The mission of Arts at the Armory is to provide an inclusive and accessible venue for arts, cultural and community events, exhibitions, markets, classes and more.
Exciting news! With recently expanded reopening guidelines and an entertainment license in place, The Center for Arts at the Armory is seeking event organizers to use our outdoor seating area for arts and cultural programming. Would you like to host a concert, a poetry reading, an outdoor market or even a private event on our lawn space? We’d love to host events that can recur on a weekly, bi-weekly, or monthly basis, but can be flexible for one-off events as well. For more information, please click here.
Peaches and Pittsburgh by Clem Aurelius, acrylic on canvas, 10″ x 8″
ROOTED will be hosting an exhibition by Clem Aurelius entitled “Darkness, Warmth, and Miscellaneous Items” through May/June 2021.
Artist Statement by Clem Aurelius: I hope my art brings you a feeling of movement, peace, sadness, tranquility, or something that maybe I myself have never felt. But, I hope you receive a feeling of something, because we are dying from the moment we are born and while we are stuck between one period of nonexistence and another, it’s nice to feel alive once in a while.
Statement by Hank Fay, Curator: We don’t often see outsider art in this area. The proliferation of drawing studios, adult-ed plein air safaris, art schools and the art programs of major universities tips the scale in favor of the cognoscenti. Many of us have been taught at some point how to paint. Not so for Clem Aurelius, self-taught artist.
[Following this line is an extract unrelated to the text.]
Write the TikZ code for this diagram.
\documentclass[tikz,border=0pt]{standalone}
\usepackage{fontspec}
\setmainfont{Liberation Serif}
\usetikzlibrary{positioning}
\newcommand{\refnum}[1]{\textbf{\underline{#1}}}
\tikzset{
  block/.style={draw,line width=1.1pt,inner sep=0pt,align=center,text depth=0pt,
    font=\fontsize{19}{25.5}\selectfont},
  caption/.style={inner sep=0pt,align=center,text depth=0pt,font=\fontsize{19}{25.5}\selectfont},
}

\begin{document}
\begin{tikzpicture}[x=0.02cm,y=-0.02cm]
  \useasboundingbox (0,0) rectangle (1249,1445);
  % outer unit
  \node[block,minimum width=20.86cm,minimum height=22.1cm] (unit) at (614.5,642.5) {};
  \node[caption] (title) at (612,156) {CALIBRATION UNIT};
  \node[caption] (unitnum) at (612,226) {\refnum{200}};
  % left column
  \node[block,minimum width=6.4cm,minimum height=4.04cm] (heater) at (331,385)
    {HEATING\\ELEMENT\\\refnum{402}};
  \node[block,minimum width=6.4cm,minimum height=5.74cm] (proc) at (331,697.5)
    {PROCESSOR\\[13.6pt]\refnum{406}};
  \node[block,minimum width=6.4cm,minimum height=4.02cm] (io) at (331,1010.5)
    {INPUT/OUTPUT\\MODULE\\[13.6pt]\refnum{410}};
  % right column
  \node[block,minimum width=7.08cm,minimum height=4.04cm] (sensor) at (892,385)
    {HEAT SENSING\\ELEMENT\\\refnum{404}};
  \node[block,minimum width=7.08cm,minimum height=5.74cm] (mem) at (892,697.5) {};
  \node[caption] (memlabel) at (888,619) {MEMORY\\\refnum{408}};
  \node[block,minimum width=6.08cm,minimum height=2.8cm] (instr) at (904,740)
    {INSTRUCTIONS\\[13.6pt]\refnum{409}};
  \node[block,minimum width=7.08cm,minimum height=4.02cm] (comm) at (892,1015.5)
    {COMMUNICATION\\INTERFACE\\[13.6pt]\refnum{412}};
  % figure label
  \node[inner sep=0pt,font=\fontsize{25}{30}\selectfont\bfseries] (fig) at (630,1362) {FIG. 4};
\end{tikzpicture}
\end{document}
He has taught himself to depict vivid emotion with graphite and charcoal on plain white paper, where the places he paints seem happier than the people.
I sincerely hope that you can face the challenge of spending some time with these portraits, but be warned: the feelings are intense.
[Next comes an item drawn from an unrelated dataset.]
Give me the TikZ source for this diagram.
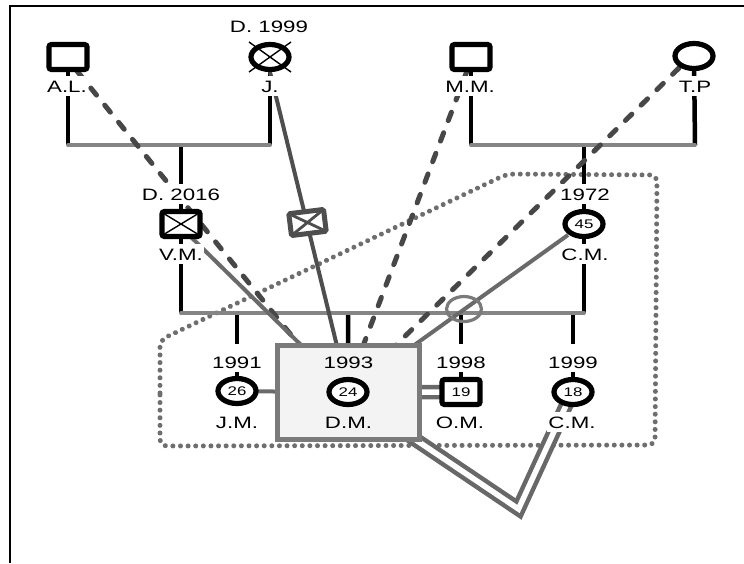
\documentclass[tikz,border=0pt]{standalone}
\usepackage{fontspec}
\setmainfont{Liberation Sans}[FakeStretch=1.35]
\usetikzlibrary{shapes.geometric,calc}
\pgfdeclarelayer{bg}
\pgfsetlayers{bg,main}
\definecolor{hgray}{HTML}{858585}
\definecolor{relsolid}{HTML}{6A6A6A}
\definecolor{reldark}{HTML}{4E4E4E}
\definecolor{reldash}{HTML}{474747}
\definecolor{dotgray}{HTML}{6E6E6E}
\definecolor{boxborder}{HTML}{7A7A7A}
\definecolor{boxfill}{HTML}{F3F3F3}
\definecolor{dblgray}{HTML}{686868}
\begin{document}
\begin{tikzpicture}[x=1pt,y=-1pt,
  sq/.style={rectangle, draw=black, line width=5.2pt, fill=white, rounded corners=2.5pt,
    minimum width=38pt, minimum height=25pt, inner sep=0pt, outer sep=0pt},
  ell/.style={ellipse, draw=black, line width=5.2pt, fill=white,
    minimum width=38pt, minimum height=25pt, inner sep=0pt, outer sep=0pt},
  num/.style={font=\fontsize{12.5}{14}\selectfont},
  lab/.style={fill=white, inner xsep=1pt, inner ysep=1.5pt, text height=15pt, text depth=2.5pt,
    anchor=base, font=\fontsize{16.5}{18}\selectfont},
  yr/.style={lab, text height=23pt},
  nolab/.style={inner xsep=1pt, inner ysep=1.5pt, anchor=base, font=\fontsize{16.5}{18}\selectfont},
  vline/.style={draw=black, line width=4.5pt},
  hline/.style={draw=hgray, line width=4pt, line cap=round},
  reldashed/.style={draw=reldash, line width=5pt, line cap=round, dash pattern=on 9pt off 13pt},
  relline/.style={draw=relsolid, line width=4pt},
  reldk/.style={draw=reldark, line width=4pt},
  dbl/.style={draw=dblgray, line width=4.5pt, double=white, double distance=5.5pt, line join=miter},
  dotted boundary/.style={draw=dotgray, line width=5pt, line cap=round, dash pattern=on 0.01pt off 7.6pt, rounded corners=7pt},
  dmboxstyle/.style={rectangle, draw=boxborder, fill=boxfill, line width=5pt,
    minimum width=142pt, minimum height=94pt, inner sep=0pt, outer sep=0pt},
  xmark/.style={draw=black, line width=1.4pt}
]
\useasboundingbox (0,0) rectangle (744,563);

% frame
\draw[line width=2pt] (10,563) -- (10,5.5) -- (744,5.5);

% ---------- nodes ----------
% generation 1
\node[sq] (al) at (68,57) {};
\node[ell] (j) at (270,57) {};
\node[sq] (mm) at (471,57) {};
\node[ell] (tp) at (694,56) {};
\node[lab] (lal) at (67,92) {A.L.};
\node[lab] (lj) at (270,92) {J.};
\node[lab] (lmm) at (470,92) {M.M.};
\node[lab] (ltp) at (695,92) {T.P};
\node[lab] (dj) at (269,32) {D. 1999};

% generation 2
\node[sq] (vm) at (181,224) {};
\node[ell,num] (cm) at (584,224) {45};
\node[lab] (dvm) at (181,200) {D. 2016};
\node[lab] (lvm) at (181,260) {V.M.};
\node[lab] (ycm) at (585,200) {1972};
\node[lab] (lcm) at (585,260) {C.M.};

% generation 3
\node[dmboxstyle] (dmbox) at (348.5,392.5) {};
\node[ell,num] (jm) at (237,391) {26};
\node[ell,num] (dm) at (348,392) {24};
\node[sq,num] (om) at (461,392) {19};
\node[ell,num] (cmc) at (573,392) {18};
\node[yr] (yjm) at (237,368) {1991};
\node[nolab] (ydm) at (348.5,368) {1993};
\node[yr] (yom) at (461,368) {1998};
\node[yr] (ycmc) at (573,368) {1999};
\node[lab] (ljm) at (237,428) {J.M.};
\node[nolab] (ldm) at (348.5,428) {D.M.};
\node[lab] (lom) at (460,428) {O.M.};
\node[lab] (lcmc) at (572,428) {C.M.};

% markers on relationship lines
\node[rectangle, draw=reldark, fill=white, line width=5pt, rounded corners=1.5pt, rotate=7,
  minimum width=35pt, minimum height=22pt, inner sep=0pt, outer sep=0pt] (jmark) at (307.5,222.5) {};
\draw[draw=reldark, line width=2.8pt] (jmark.north west) -- (jmark.south east)
  (jmark.north east) -- (jmark.south west);
\node[ellipse, draw=boxborder, line width=3.2pt, minimum width=35pt, minimum height=25pt,
  inner sep=0pt] (cross) at (464,309) {};

% X marks for deceased
\draw[xmark] ([shift={(-16.5,-10)}]vm.center) -- ([shift={(16.5,10)}]vm.center)
  ([shift={(16.5,-10)}]vm.center) -- ([shift={(-16.5,10)}]vm.center);
\draw[xmark] ([shift={(-21,-15)}]j.center) -- ([shift={(21,15)}]j.center)
  ([shift={(21,-15)}]j.center) -- ([shift={(-21,15)}]j.center);

% ---------- coordinates ----------
\coordinate (alb) at (68,145);
\coordinate (jb) at (270,145);
\coordinate (vmt) at (181,145);
\coordinate (mmb) at (471,145);
\coordinate (tpb) at (695,145);
\coordinate (cmt) at (584,145);
\coordinate (sibL) at (181,313);
\coordinate (sibR) at (584,313);
\coordinate (c1) at (237,313);
\coordinate (c2) at (348,313);
\coordinate (c3) at (461,313);
\coordinate (c4) at (573,313);

\coordinate (alr) at (77,71);
\coordinate (alend) at (300,346);
\coordinate (mmr) at (467,71);
\coordinate (mmend) at (363,346);
\coordinate (tpr) at (679,68);
\coordinate (tpend) at (395,346);
\coordinate (jstart) at (270,72);
\coordinate (jend) at (337,346);
\coordinate (vmr) at (190,236);
\coordinate (vmend) at (302,346);
\coordinate (cmr) at (568,235);
\coordinate (cmend) at (413,346);
\coordinate (dmv) at (410,436);
\coordinate (vtx) at (518.5,509);
\coordinate (cmv) at (568.5,400);

% ---------- lines (background) ----------
\begin{pgfonlayer}{bg}
  % dotted household boundary
  \draw[dotted boundary] (160,400) -- (160,340) -- (507,174) -- (657,175) -- (655,445) -- (160,446) -- cycle;
  % family lines
  \draw[vline] (al) -- (alb);
  \draw[vline] (j) -- (jb);
  \draw[vline] (mm) -- (mmb);
  \draw[vline] (tp) -- (tpb);
  \draw[vline] (vmt) -- (vm);
  \draw[vline] (vm) -- (sibL);
  \draw[vline] (cmt) -- (cm);
  \draw[vline] (cm) -- (sibR);
  \draw[vline] (c1) -- (jm);
  \draw[vline] (c2) -- (dmbox);
  \draw[vline] (c3) -- (om);
  \draw[vline] (c4) -- (cmc);
  \draw[hline] (alb) -- (jb);
  \draw[hline] (mmb) -- (tpb);
  \draw[hline] (sibL) -- (sibR);
  % relationship lines
  \draw[reldashed] (alr) -- (alend);
  \draw[reldashed] (mmr) -- (mmend);
  \draw[reldashed] (tpr) -- (tpend);
  \draw[reldk] (jstart) -- (jend);
  \draw[relline] (vmr) -- (vmend);
  \draw[relline] (cmr) -- (cmend);
  \draw[relline] (jm) -- (dmbox);
  \draw[dbl] (dmbox) -- (om);
  \draw[dbl] (dmv) -- (vtx) -- (cmv);
\end{pgfonlayer}
\end{tikzpicture}
\end{document}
Kitauna Parker is an emerging artist who recently graduated from the Massachusetts College of Art and Design. Kitauna is a fine art oil painter who has been shown in local galleries and in public spaces with Artists for Humanity. She is also a Martial Arts instructor at Northeastern University as well as a United Cerebral Palsy Personal Care Assistant, and an Artist’s for Humanity alumna.
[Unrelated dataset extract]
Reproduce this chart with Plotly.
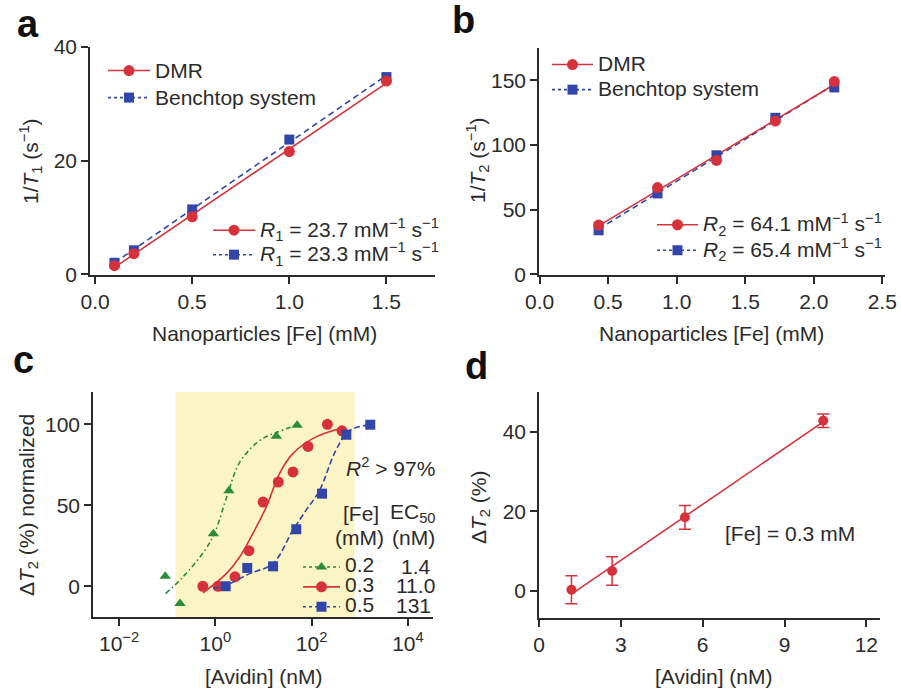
import numpy as np
import plotly.graph_objects as go

W, H = 901, 692

# ---------------- data ----------------
# panel a: 1/T1 vs [Fe]
a_fe = [0.1, 0.2, 0.5, 1.0, 1.5]
a_dmr = [1.5, 3.6, 10.1, 21.6, 34.0]
a_bench = [2.0, 4.2, 11.4, 23.7, 34.7]
a_labels = ["23.7", "23.3"]

# panel b: 1/T2 vs [Fe]
b_fe = [0.43, 0.86, 1.29, 1.72, 2.15]
b_dmr = [38, 67, 88, 118.5, 149]
b_bench = [34, 62.5, 92, 121, 144.5]
b_labels = ["64.1", "65.4"]

# panel c: normalized dT2 vs avidin (log)
c_fe = ["0.2", "0.3", "0.5"]
c_ec50 = ["1.4", "11.0", "131"]
c_low_x = [0.091, 0.185, 0.91, 1.92, 18.5, 50]
c_low_y = [6.2, -10.7, 32.5, 59, 92.6, 99.4]
c_mid_x = [0.55, 1.14, 2.56, 5.0, 9.8, 20.3, 41, 84, 212, 427]
c_mid_y = [0, 0, 5.8, 22, 52, 64.4, 70.6, 86.4, 100, 96]
c_high_x = [1.64, 4.6, 15.8, 48, 164, 525, 1650]
c_high_y = [0, 11.3, 12.3, 35.2, 57.2, 93.6, 99.8]
# fitted curves
c_low_fx = [0.093, 0.211, 0.60, 0.97, 1.72, 3.2, 8.3, 18.6, 48.4]
c_low_fy = [-4.5, 5.6, 22, 33, 55, 76.5, 90, 95, 99.4]
c_mid_fx = [0.556, 1.69, 3.2, 6.0, 11.4, 21.5, 40.7, 105, 320, 442]
c_mid_fy = [-4.1, 7.8, 18.1, 32.5, 48.9, 69.6, 81.9, 91.2, 96.7, 97.3]
c_high_fx = [0.90, 1.69, 5.15, 15.7, 40.7, 76.9, 144.5, 320, 603, 1622]
c_high_fy = [-1.4, 0.6, 7.8, 14, 34.6, 47, 59, 84, 96, 99.8]
c_window = [0.15, 780]

# panel d: dT2 vs avidin
d_avidin = [1.19, 2.68, 5.35, 10.42]
d_dt2 = [0.3, 5.0, 18.5, 42.8]
d_err = [3.5, 3.6, 3.0, 1.7]

# ---------------- style ----------------
RED = "#D7323C"
BLUE = "#3246AA"
GREEN = "#2A8C3C"
YELLOW = "#FBF5C6"
TXT = "#2b2b2b"
FONT = "Liberation Sans, Arial, sans-serif"
FS = 21


def px(x):
    return x / W


def py(y):
    return 1 - y / H


def xdom(a, b):
    return [a / W, b / W]


def ydom(top, bottom):
    return [1 - bottom / H, 1 - top / H]


def big(s, size=FS):
    return "<span style='font-size:%dpx'>%s</span>" % (size, s)


fig = go.Figure()


def fit_line(x, y):
    k, b = np.polyfit(x, y, 1)
    xs = [min(x), max(x)]
    return xs, [k * v + b for v in xs]


# ---- panel a ----
for xs, ys, col, sym, dash in [(a_fe, a_bench, BLUE, "square", "6px,4px"),
                               (a_fe, a_dmr, RED, "circle", "solid")]:
    lx, ly = fit_line(xs, ys)
    fig.add_trace(go.Scatter(x=lx, y=ly, mode="lines", line=dict(color=col, width=1.6, dash=dash),
                             xaxis="x", yaxis="y", showlegend=False, hoverinfo="skip"))
    fig.add_trace(go.Scatter(x=xs, y=ys, mode="markers",
                             marker=dict(color=col, symbol=sym, size=11 if sym == "circle" else 10),
                             xaxis="x", yaxis="y", showlegend=False))

# ---- panel b ----
for xs, ys, col, sym, dash in [(b_fe, b_bench, BLUE, "square", "6px,4px"),
                               (b_fe, b_dmr, RED, "circle", "solid")]:
    lx, ly = fit_line(xs, ys)
    fig.add_trace(go.Scatter(x=lx, y=ly, mode="lines", line=dict(color=col, width=1.6, dash=dash),
                             xaxis="x2", yaxis="y2", showlegend=False, hoverinfo="skip"))
for xs, ys, col, sym in [(b_fe, b_bench, BLUE, "square"), (b_fe, b_dmr, RED, "circle")]:
    fig.add_trace(go.Scatter(x=xs, y=ys, mode="markers",
                             marker=dict(color=col, symbol=sym, size=11 if sym == "circle" else 10),
                             xaxis="x2", yaxis="y2", showlegend=False))

# legend-only entries for a and b
ent = [
    ("legend", "DMR", RED, "circle", "solid"),
    ("legend", "Benchtop system", BLUE, "square", "3px,3px"),
    ("legend2", "<i>R</i><sub>1</sub> = %s mM<sup>−1</sup> s<sup>−1</sup>" % a_labels[0], RED, "circle", "solid"),
    ("legend2", "<i>R</i><sub>1</sub> = %s mM<sup>−1</sup> s<sup>−1</sup>" % a_labels[1], BLUE, "square", "3px,3px"),
    ("legend3", "DMR", RED, "circle", "solid"),
    ("legend3", "Benchtop system", BLUE, "square", "3px,3px"),
    ("legend4", "<i>R</i><sub>2</sub> = %s mM<sup>−1</sup> s<sup>−1</sup>" % b_labels[0], RED, "circle", "solid"),
    ("legend4", "<i>R</i><sub>2</sub> = %s mM<sup>−1</sup> s<sup>−1</sup>" % b_labels[1], BLUE, "square", "3px,3px"),
]
for lg, name, col, sym, dash in ent:
    fig.add_trace(go.Scatter(x=[None], y=[None], mode="lines+markers", name=big(name), legend=lg,
                             line=dict(color=col, width=1.6, dash=dash),
                             marker=dict(color=col, symbol=sym, size=11 if sym == "circle" else 10),
                             xaxis="x", yaxis="y"))

# ---- panel c ----
c_series = [
    (c_low_x, c_low_y, c_low_fx, c_low_fy, GREEN, "triangle-up", "5px,3px,1.5px,3px", 10),
    (c_mid_x, c_mid_y, c_mid_fx, c_mid_fy, RED, "circle", "solid", 11),
    (c_high_x, c_high_y, c_high_fx, c_high_fy, BLUE, "square", "6px,3px", 10),
]
for i, (xs, ys, fx, fy, col, sym, dash, ms) in enumerate(c_series):
    fig.add_trace(go.Scatter(x=fx, y=fy, mode="lines", line=dict(color=col, width=1.6, dash=dash, shape="spline"),
                             xaxis="x3", yaxis="y3", showlegend=False, hoverinfo="skip"))
    fig.add_trace(go.Scatter(x=xs, y=ys, mode="markers", marker=dict(color=col, symbol=sym, size=ms),
                             xaxis="x3", yaxis="y3", showlegend=False))
for i, (xs, ys, fx, fy, col, sym, dash, ms) in enumerate(c_series):
    fig.add_trace(go.Scatter(x=[None], y=[None], mode="lines+markers", legend="legend5",
                             name=big(c_fe[i]),
                             line=dict(color=col, width=1.6, dash=dash if dash == "solid" else "3px,3px"),
                             marker=dict(color=col, symbol=sym, size=ms),
                             xaxis="x3", yaxis="y3"))

# ---- panel d ----
lx, ly = fit_line(d_avidin, d_dt2)
fig.add_trace(go.Scatter(x=lx, y=ly, mode="lines", line=dict(color=RED, width=1.6),
                         xaxis="x4", yaxis="y4", showlegend=False, hoverinfo="skip"))
fig.add_trace(go.Scatter(x=d_avidin, y=d_dt2, mode="markers",
                         marker=dict(color=RED, symbol="circle", size=10),
                         error_y=dict(type="data", array=d_err, visible=True, color=RED, thickness=1.5, width=6),
                         xaxis="x4", yaxis="y4", showlegend=False))

# ---------------- layout ----------------
axis_common = dict(showline=True, linecolor=TXT, linewidth=1.5, ticks="outside", ticklen=7,
                   tickwidth=1.5, tickcolor=TXT, showgrid=False, zeroline=False, automargin=False,
                   tickfont=dict(family=FONT, size=FS, color=TXT))

layout = dict(
    width=W, height=H, margin=dict(l=0, r=0, t=0, b=0, pad=0, autoexpand=False),
    paper_bgcolor="white", plot_bgcolor="rgba(0,0,0,0)",
    font=dict(family=FONT, size=FS, color=TXT),
    xaxis=dict(domain=xdom(90, 435), anchor="y", range=[-0.026, 1.75], tickvals=[0, 0.5, 1.0, 1.5],
               tickformat=".1f", **axis_common),
    yaxis=dict(domain=ydom(47, 275), anchor="x", range=[-0.15, 40], tickvals=[0, 20, 40], **axis_common),
    xaxis2=dict(domain=xdom(539, 885), anchor="y2", range=[-0.005, 2.52], tickvals=[0, 0.5, 1, 1.5, 2, 2.5],
                tickformat=".1f", **axis_common),
    yaxis2=dict(domain=ydom(48, 275), anchor="x2", range=[-0.6, 175], tickvals=[0, 50, 100, 150], **axis_common),
    xaxis3=dict(domain=xdom(93, 433), anchor="y3", type="log", range=[-2.54, 4.52],
                tickvals=[0.01, 1, 100, 10000],
                ticktext=["10<sup>−2</sup>", "10<sup>0</sup>", "10<sup>2</sup>", "10<sup>4</sup>"], **axis_common),
    yaxis3=dict(domain=ydom(392, 617), anchor="x3", range=[-19, 120], tickvals=[0, 50, 100], **axis_common),
    xaxis4=dict(domain=xdom(539, 880), anchor="y4", range=[0, 12.5], tickvals=[0, 3, 6, 9, 12], **axis_common),
    yaxis4=dict(domain=ydom(392, 618), anchor="x4", range=[-6.8, 50], tickvals=[0, 20, 40], **axis_common),
)

leg_common = dict(xanchor="left", yanchor="top", bgcolor="rgba(0,0,0,0)", borderwidth=0,
                  tracegroupgap=0)
layout["legend"] = dict(x=px(103), y=py(52), itemwidth=42, font=dict(family=FONT, size=18.5, color=TXT), **leg_common)
layout["legend2"] = dict(x=px(208), y=py(213), itemwidth=42, font=dict(family=FONT, size=16.5, color=TXT), **leg_common)
layout["legend3"] = dict(x=px(547), y=py(47), itemwidth=41, font=dict(family=FONT, size=17.0, color=TXT), **leg_common)
layout["legend4"] = dict(x=px(652), y=py(207), itemwidth=41, font=dict(family=FONT, size=17.3, color=TXT), **leg_common)
layout["legend5"] = dict(x=px(298), y=py(552), itemwidth=37, font=dict(family=FONT, size=13, color=TXT), **leg_common)

fig.update_layout(**layout)

# yellow highlight window
fig.add_shape(type="rect", xref="x3", yref="y3 domain", x0=c_window[0], x1=c_window[1], y0=0, y1=1,
              fillcolor=YELLOW, line=dict(width=0), layer="below")

ann = []


def text(x, y, s, size=FS, angle=0, xanchor="center", bold=False):
    ann.append(dict(x=px(x), y=py(y), xref="paper", yref="paper", text=("<b>%s</b>" % s) if bold else s,
                    showarrow=False, textangle=angle, xanchor=xanchor, yanchor="middle",
                    font=dict(family=FONT, size=size, color="#111" if bold else TXT)))


# panel letters
text(28, 24, "a", 38, bold=True)
text(463, 20, "b", 38, bold=True)
text(23, 360, "c", 38, bold=True)
text(476, 366, "d", 38, bold=True)
# axis titles
text(264, 333, "Nanoparticles [Fe] (mM)")
text(711, 333, "Nanoparticles [Fe] (mM)")
text(263, 676, "[Avidin] (nM)")
text(713, 676, "[Avidin] (nM)")
text(30, 161, "1/<i>T</i><sub>1</sub> (s<sup>−1</sup>)", angle=-90)
text(477, 160, "1/<i>T</i><sub>2</sub> (s<sup>−1</sup>)", angle=-90)
text(28, 505, "Δ<i>T</i><sub>2</sub> (%) normalized", angle=-90)
text(480, 507, "Δ<i>T</i><sub>2</sub> (%)", angle=-90)
# panel c texts
text(437, 467, "<i>R</i><sup>2</sup> &gt; 97%", xanchor="right")
text(361, 513, "[Fe]")
text(438, 513, "EC<sub>50</sub>", xanchor="right")
text(359, 537, "(mM)")
text(437, 537, "(nM)", xanchor="right")
for i, v in enumerate(c_ec50):
    text(433 if i != 1 else 437, 566 + 19.5 * i, v, xanchor="right")
# panel d text
text(790, 533, "[Fe] = 0.3 mM")

fig.update_layout(annotations=ann)
fig.write_html("out.html")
About her own art she has this to say: “Growing up in the urban streets of Boston has sculpted my resilience, empowering my voice to be as big as my art. As an artist, I celebrate the human connection with marks, color, shapes, and sometimes even language. From making an art club in grade-school to selling my first painting at 15, art has always been my still small voice, not only for me but for my community. My art is my freedom, its my way to fight back. With my art, I want to bring people together, connecting individuals from all different cultural backgrounds to share in the beauty of the same thing: the human mark.”
Visit Kitauna’s work at ROOTED Armory Cafe & Farmstand through March and April, 2021.